The former head of Australia’s consumer watchdog has torpedoed petrol stations’ excuses for raising prices already because of the war in Iran, warning that fuel companies seeking to use the conflict as a smokescreen should be investigated.
While fuel prices have begun rising in Australia’s two largest cities, some past $2.20 a litre, former Australian Competition and Consumer Commission chair Rod Sims has said attempts to link the rises to the Middle East conflict do not add up.
Despite oil prices jumping 10 per cent during the past week amid the widening fighting in the Middle East, experts say it takes at least a week for global market swings to reach Australian bowsers.
“There can’t be any cost increases flowing through yet,” said Sims, the longest-serving chair in the ACCC’s history. He labelled suggestions that this week’s oil volatility has forced immediate price increases as “just not yet true”, and “misleading to consumers”.
“I’m sure [the ACCC] will be looking at it very closely,” he said.
The war in Iran has intensified concerns over global supplies of crude oil – the natural resource refined into petrol and diesel – and is expected to ultimately push up transport costs for consumers in Australia, even if the conflict is short-lived.
However, a new analysis from the National Roads and Motorists Association says more than half of the service stations in Sydney and Melbourne have moved to lift prices prematurely, selling regular unleaded for 5¢ to 10¢ above expected levels at the peak of both cities’ price cycles. This comes despite a warning from the Albanese government that price gouging will not be tolerated.
Australia’s major petrol-station operators – Ampol, Viva Energy, BP and ExxonMobil – all refused to comment.
Australian fuel prices go through cycles of varying durations, during which retailers progressively discount their fuel by a few cents each day to compete for market share until prices bottom out, then spike again by as much as 25¢ to 40¢ a litre in one day. Melbourne and Sydney coincidentally reached the peak of their regular price cycles just as the US and Israel launched their attacks on Iran.

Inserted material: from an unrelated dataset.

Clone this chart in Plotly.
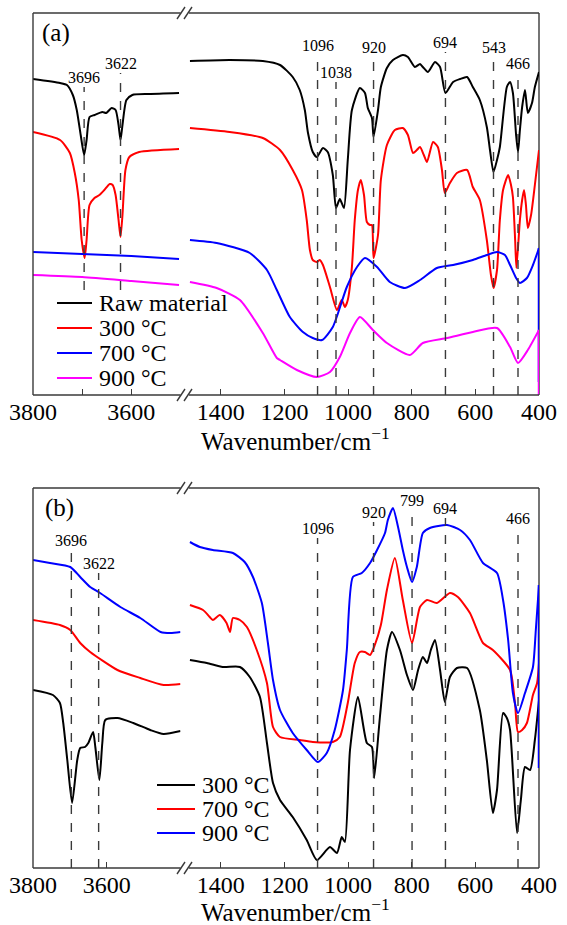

Industry representatives for Australian fuel retailers said global markets for refined fuels had been rocked by “sharp price increases in recent days”, and price cycles had generally been trending up since February.
“Fuel retailers don’t all buy fuel the same way. Some purchase on a daily spot price, while others buy on contracts based on seven-day, 14-day, 21-day or 28-day price averages,” said Rowan Lee, chief executive of the Australasian Convenience and Petroleum Marketers Association.
“This means some retailers see international price changes immediately, while others experience them with a delay.”
NRMA spokesman Peter Khoury said average fuel prices across most of both cities’ service stations were “way over where they should be” at this stage of the cycles, given it was too early for so many retailers to have felt the impact of a 5.5¢ rise in wholesale prices since the Iran conflict began over the weekend.
“Neither a daily spot price nor a 14- day contract purchase justifies half the service stations in Australia’s three largest capital cities currently selling fuel at 60¢ or 70¢ per litre higher than what they bought it for at the terminal gate price, depending on when they restocked their tanks,” he said.
The average regular unleaded price in Melbourne on Thursday was $2.09, NRMA data shows, while Sydney has become home to the most expensive fuel in the country, with an average of $2.13 per litre
Two Sydney outlets were charging almost $2.28 a litre for unleaded on Thursday afternoon, and a growing number of retailers were blowing past the $2 mark.
“Half [of the service stations] are exorbitant right now, meaning the other half … is seeing a rush to those service stations because the discrepancy is so high,” Khoury said.
“It’s clearly working against Sydney motorists at a time when they can afford it the least.”